- [Records for the exercise]:
** Begin **
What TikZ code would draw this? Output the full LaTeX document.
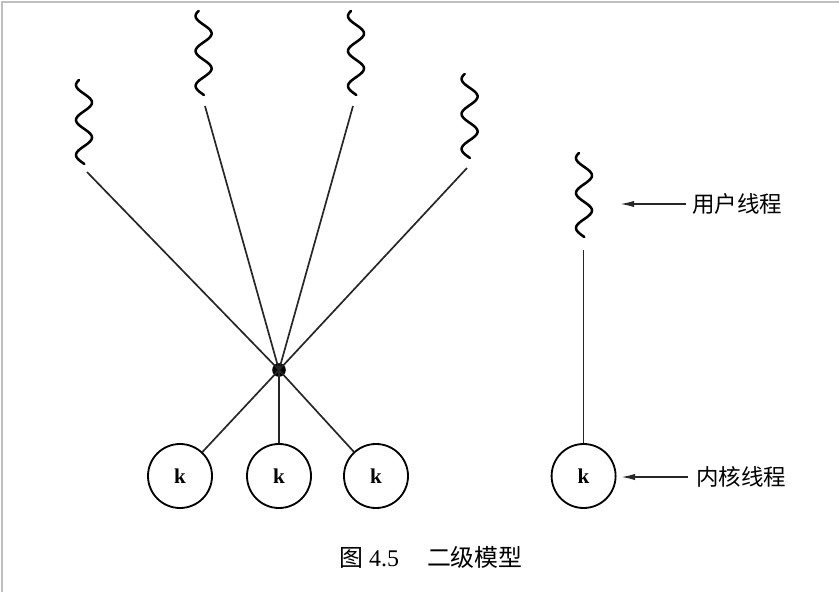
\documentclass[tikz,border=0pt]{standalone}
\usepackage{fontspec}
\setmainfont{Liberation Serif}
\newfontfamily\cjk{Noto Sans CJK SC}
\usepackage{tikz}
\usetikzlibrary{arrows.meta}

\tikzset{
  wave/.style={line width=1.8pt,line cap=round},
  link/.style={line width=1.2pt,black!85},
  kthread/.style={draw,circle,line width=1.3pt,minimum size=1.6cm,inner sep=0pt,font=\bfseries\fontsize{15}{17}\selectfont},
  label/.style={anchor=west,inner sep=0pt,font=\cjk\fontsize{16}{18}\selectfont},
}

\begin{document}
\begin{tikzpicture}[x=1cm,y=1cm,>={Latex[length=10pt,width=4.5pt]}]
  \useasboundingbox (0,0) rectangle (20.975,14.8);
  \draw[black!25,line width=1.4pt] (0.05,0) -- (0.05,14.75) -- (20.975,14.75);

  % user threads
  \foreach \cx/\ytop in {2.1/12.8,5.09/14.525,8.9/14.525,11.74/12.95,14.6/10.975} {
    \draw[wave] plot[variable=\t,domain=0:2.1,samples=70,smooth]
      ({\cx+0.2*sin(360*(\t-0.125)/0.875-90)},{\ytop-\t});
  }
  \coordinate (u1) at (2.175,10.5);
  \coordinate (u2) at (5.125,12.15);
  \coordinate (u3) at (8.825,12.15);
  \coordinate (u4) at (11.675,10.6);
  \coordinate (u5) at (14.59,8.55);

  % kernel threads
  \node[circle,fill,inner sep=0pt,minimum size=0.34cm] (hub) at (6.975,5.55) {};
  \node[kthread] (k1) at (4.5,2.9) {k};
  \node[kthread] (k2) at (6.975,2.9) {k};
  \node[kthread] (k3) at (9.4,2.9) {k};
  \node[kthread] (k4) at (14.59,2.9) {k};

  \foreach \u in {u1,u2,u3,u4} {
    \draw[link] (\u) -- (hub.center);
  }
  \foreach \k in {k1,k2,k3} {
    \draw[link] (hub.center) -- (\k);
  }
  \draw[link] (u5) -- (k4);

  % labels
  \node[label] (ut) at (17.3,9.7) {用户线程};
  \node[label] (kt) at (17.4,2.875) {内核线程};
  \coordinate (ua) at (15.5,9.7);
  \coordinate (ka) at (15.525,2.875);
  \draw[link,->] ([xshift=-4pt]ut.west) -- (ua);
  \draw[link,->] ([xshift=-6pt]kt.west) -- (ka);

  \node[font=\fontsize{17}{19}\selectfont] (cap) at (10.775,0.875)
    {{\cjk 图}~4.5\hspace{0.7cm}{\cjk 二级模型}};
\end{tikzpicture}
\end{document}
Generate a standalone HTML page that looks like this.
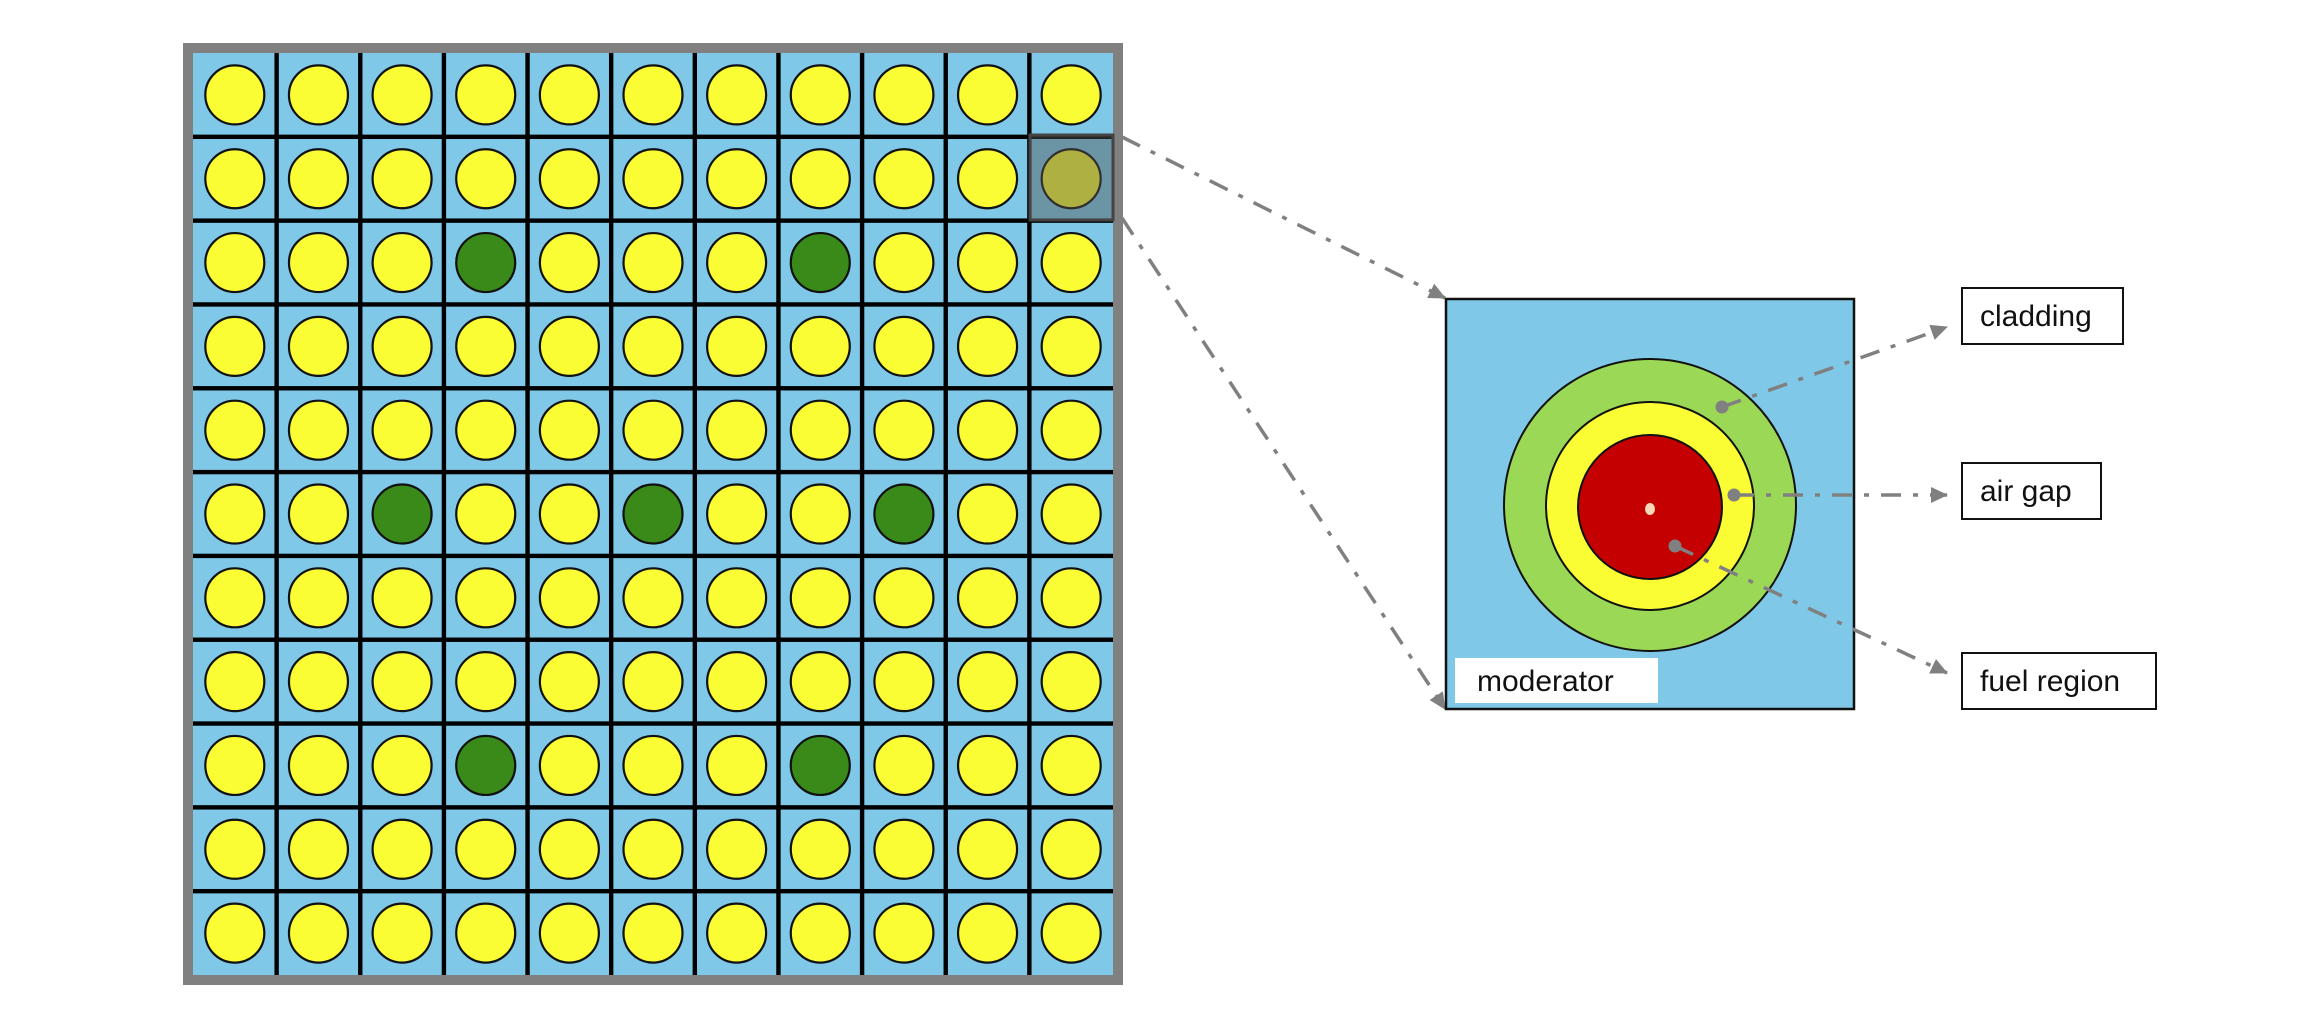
** End **
- [Task objective]:
From the listing above, print every entry precisely and drop the pictures.

- [Exercise answer]:
What TikZ code would draw this? Output the full LaTeX document.
\documentclass[tikz,border=0pt]{standalone}
\usepackage{fontspec}
\setmainfont{Liberation Serif}
\newfontfamily\cjk{Noto Sans CJK SC}
\usepackage{tikz}
\usetikzlibrary{arrows.meta}

\tikzset{
  wave/.style={line width=1.8pt,line cap=round},
  link/.style={line width=1.2pt,black!85},
  kthread/.style={draw,circle,line width=1.3pt,minimum size=1.6cm,inner sep=0pt,font=\bfseries\fontsize{15}{17}\selectfont},
  label/.style={anchor=west,inner sep=0pt,font=\cjk\fontsize{16}{18}\selectfont},
}

\begin{document}
\begin{tikzpicture}[x=1cm,y=1cm,>={Latex[length=10pt,width=4.5pt]}]
  \useasboundingbox (0,0) rectangle (20.975,14.8);
  \draw[black!25,line width=1.4pt] (0.05,0) -- (0.05,14.75) -- (20.975,14.75);

  % user threads
  \foreach \cx/\ytop in {2.1/12.8,5.09/14.525,8.9/14.525,11.74/12.95,14.6/10.975} {
    \draw[wave] plot[variable=\t,domain=0:2.1,samples=70,smooth]
      ({\cx+0.2*sin(360*(\t-0.125)/0.875-90)},{\ytop-\t});
  }
  \coordinate (u1) at (2.175,10.5);
  \coordinate (u2) at (5.125,12.15);
  \coordinate (u3) at (8.825,12.15);
  \coordinate (u4) at (11.675,10.6);
  \coordinate (u5) at (14.59,8.55);

  % kernel threads
  \node[circle,fill,inner sep=0pt,minimum size=0.34cm] (hub) at (6.975,5.55) {};
  \node[kthread] (k1) at (4.5,2.9) {k};
  \node[kthread] (k2) at (6.975,2.9) {k};
  \node[kthread] (k3) at (9.4,2.9) {k};
  \node[kthread] (k4) at (14.59,2.9) {k};

  \foreach \u in {u1,u2,u3,u4} {
    \draw[link] (\u) -- (hub.center);
  }
  \foreach \k in {k1,k2,k3} {
    \draw[link] (hub.center) -- (\k);
  }
  \draw[link] (u5) -- (k4);

  % labels
  \node[label] (ut) at (17.3,9.7) {用户线程};
  \node[label] (kt) at (17.4,2.875) {内核线程};
  \coordinate (ua) at (15.5,9.7);
  \coordinate (ka) at (15.525,2.875);
  \draw[link,->] ([xshift=-4pt]ut.west) -- (ua);
  \draw[link,->] ([xshift=-6pt]kt.west) -- (ka);

  \node[font=\fontsize{17}{19}\selectfont] (cap) at (10.775,0.875)
    {{\cjk 图}~4.5\hspace{0.7cm}{\cjk 二级模型}};
\end{tikzpicture}
\end{document}
Generate a standalone HTML page that looks like this.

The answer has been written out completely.